A Brasil Telecom optou
por não antecipar o cumprimento das
metas, mas
entrou na
guerra dos
provedores
gratuitos,
com o iBest.
Foi nesse
cenário que o
contrato entre a Telemar
e o iG voltou à berlinda. O acordo
provocou reações em dois segmentos: entre as teles e entre os
provedores de acesso pago à internet, que não recebem "portas"
de graça nem receita das companhias telefônicas pelo tráfego que
geram.
Em agosto, a Abranet entrou
com ação no Cade pedindo a suspensão, por medida preventiva,
de parte das cláusulas do contrato
entre o iG e a Telemar.
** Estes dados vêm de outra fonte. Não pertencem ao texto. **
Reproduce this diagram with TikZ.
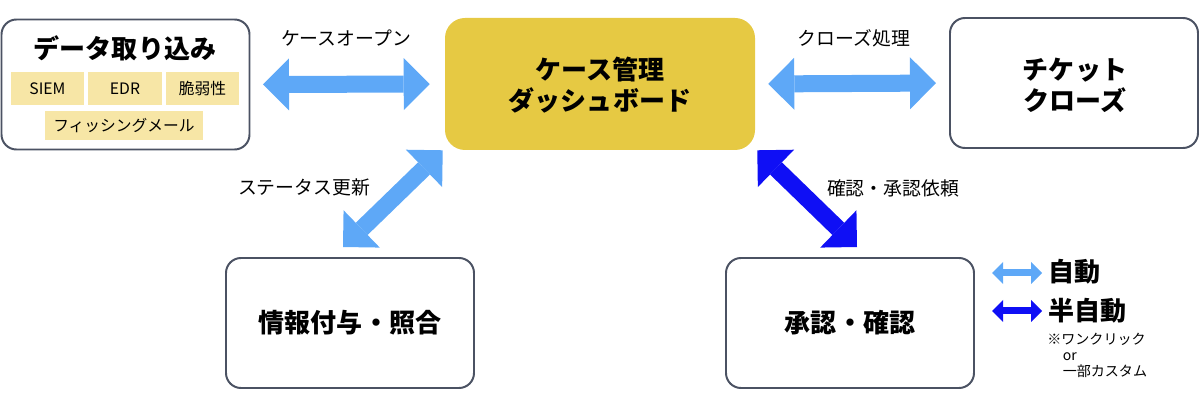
\documentclass[tikz,border=0pt]{standalone}
\usepackage{fontspec}
\setmainfont{Noto Sans CJK JP}
\usetikzlibrary{arrows.meta}

\definecolor{edgegray}{HTML}{4B5263}
\definecolor{hubgold}{HTML}{E6C943}
\definecolor{tagyellow}{HTML}{F7E6A6}
\definecolor{autoblue}{HTML}{5EA8F7}
\definecolor{semiblue}{HTML}{0F0FF5}

\begin{document}
\begin{tikzpicture}[x=0.25mm,y=-0.25mm,
  box/.style={draw=edgegray,line width=1.4pt,rounded corners=3.75mm,
    minimum width=62mm,minimum height=32.5mm,fill=white},
  hub/.style={fill=hubgold,rounded corners=5mm,minimum width=77.5mm,minimum height=33mm},
  tag/.style={fill=tagyellow,minimum height=8.25mm,inner sep=0pt,font=\fontsize{11.2}{13}\selectfont},
  head/.style={font=\fontsize{18.5}{22}\selectfont\bfseries,align=center},
  lbl/.style={font=\fontsize{13.4}{15}\selectfont},
  autoarr/.style={draw=autoblue,line width=4.25mm,
    {Triangle[length=6.5mm,width=13mm,line width=0pt]}-{Triangle[length=6.5mm,width=13mm,line width=0pt]}},
  semiarr/.style={autoarr,draw=semiblue},
  keyarr/.style={line width=1.75mm,
    {Triangle[length=2.75mm,width=5.5mm,line width=0pt]}-{Triangle[length=2.75mm,width=5.5mm,line width=0pt]}}]

  \useasboundingbox (0,0) rectangle (1200,412);

  % boxes
  \node[box] at (125.5,84.5) (intake) {};
  \node[hub] at (600,84) (board) {};
  \node[box] at (1074,83) (close) {};
  \node[box] at (350,323) (enrich) {};
  \node[box] at (850,323) (approve) {};

  \node[head] at (125,48) (intaketxt) {データ取り込み};
  \node[tag,minimum width=18.25mm] at (47.5,88.5) (siem) {SIEM};
  \node[tag,minimum width=18.25mm] at (125,88.5) (edr) {EDR};
  \node[tag,minimum width=18.25mm] at (202.5,88.5) (vuln) {脆弱性};
  \node[tag,minimum width=39.5mm,minimum height=7.25mm] at (124,125.5) (phish) {フィッシングメール};

  \node[head] at (600,85) (boardtxt) {ケース管理\\ダッシュボード};
  \node[head] at (1075,85) (closetxt) {チケット\\クローズ};
  \node[head] at (350,323) (enrichtxt) {情報付与・照合};
  \node[head] at (850,323) (approvetxt) {承認・確認};

  % connectors
  \draw[autoarr,shorten <=12.5*0.25mm,shorten >=15*0.25mm] (intake.east) -- (board.west);
  \draw[autoarr,shorten <=13*0.25mm,shorten >=13*0.25mm] (board.east) -- (close.west);
  \draw[autoarr] ([shift={(-2,0)}]board.south west) -- ([shift={(-7,-10)}]enrich.north);
  \draw[semiarr] ([shift={(2,0)}]board.south east) -- ([shift={(7,-10)}]approve.north);

  \node[lbl] at (346,38) (openlbl) {ケースオープン};
  \node[lbl] at (854,38) (closelbl) {クローズ処理};
  \node[lbl] at (304,187) (statuslbl) {ステータス更新};
  \node[lbl] at (893,188) (reqlbl) {確認・承認依頼};

  % legend
  \coordinate (k1a) at (992,273);
  \coordinate (k1b) at (1042,273);
  \coordinate (k2a) at (992,311);
  \coordinate (k2b) at (1042,311);
  \draw[keyarr,draw=autoblue] (k1a) -- (k1b);
  \draw[keyarr,draw=semiblue] (k2a) -- (k2b);
  \node[head,anchor=west,inner sep=0pt] at (1048,272) (autotxt) {自動};
  \node[head,anchor=west,inner sep=0pt] at (1048,311) (semitxt) {半自動};
  \node[anchor=north west,inner sep=0pt,align=left,font=\fontsize{10}{11.4}\selectfont]
    at (1047,333) (notetxt) {※ワンクリック\\\hspace*{1.1em}or\\\hspace*{1.1em}一部カスタム};

\end{tikzpicture}
\end{document}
Mais especificamente, daquelas que permitem a transferência de receita.
A ação se baseia em um parecer da empresa Tendências Consultoria Integrada, que examinou
dados públicos do contrato e suas
consequências sobre as condições
de competição no mercado de internet. Entre os autores do estudo
está o ex-presidente do Cade Gesner de Oliveira.
Na representação que fez ao
Cade, a Abranet sustenta que o iG
começou a receber ajuda financeira da Telemar já em 2001, logo
após a assinatura do contrato. Ela
estaria bancando todos os custos
de infra-estrutura de telecomunicação ("portas" de acesso) necessária para que os clientes se conectem ao provedor.
Custo zero
Tais custos, segundo a consultoria Tendências, representam, em média, metade das despesas dos provedores de acesso à
internet. Para atender a 1,4 milhão
de internautas, um provedor gasta, em média, R$ 144 milhões por
ano em infra-estrutura de telecomunicações. A Telemar estaria
oferecendo essa infra-estrutura
ao iG a custo zero dentro de sua
área de concessão e cobrindo as
despesas do provedor nos demais
Estados.
A ação diz que a atitude da
Telemar configura discriminação
de preços contra os demais provedores de acesso em relação a um
insumo essencial à atividade do
setor. "Essa condição permite ao
iG fornecer serviços com qualidade semelhante à dos demais provedores, praticando preços predatórios (zero)", diz a Abranet.
Para a associação, se essa prática valer para os provedores gratuitos ligados às teles, eles destruirão os demais provedores do país,
que não contam com tal suporte
financeiro. Ela diz ainda que 80%
da receita dos provedores de acesso pago provém da assinatura. Os
outros 20% vêm da publicidade
virtual e do comércio eletrônico.
Segundo a Abranet, o faturamento do mercado de publicidade virtual e de comércio eletrônico no ano passado foi de apenas
R$ 244 milhões, dos quais 51,8%
estão com os três maiores provedores pagos: UOL, AOL e Terra.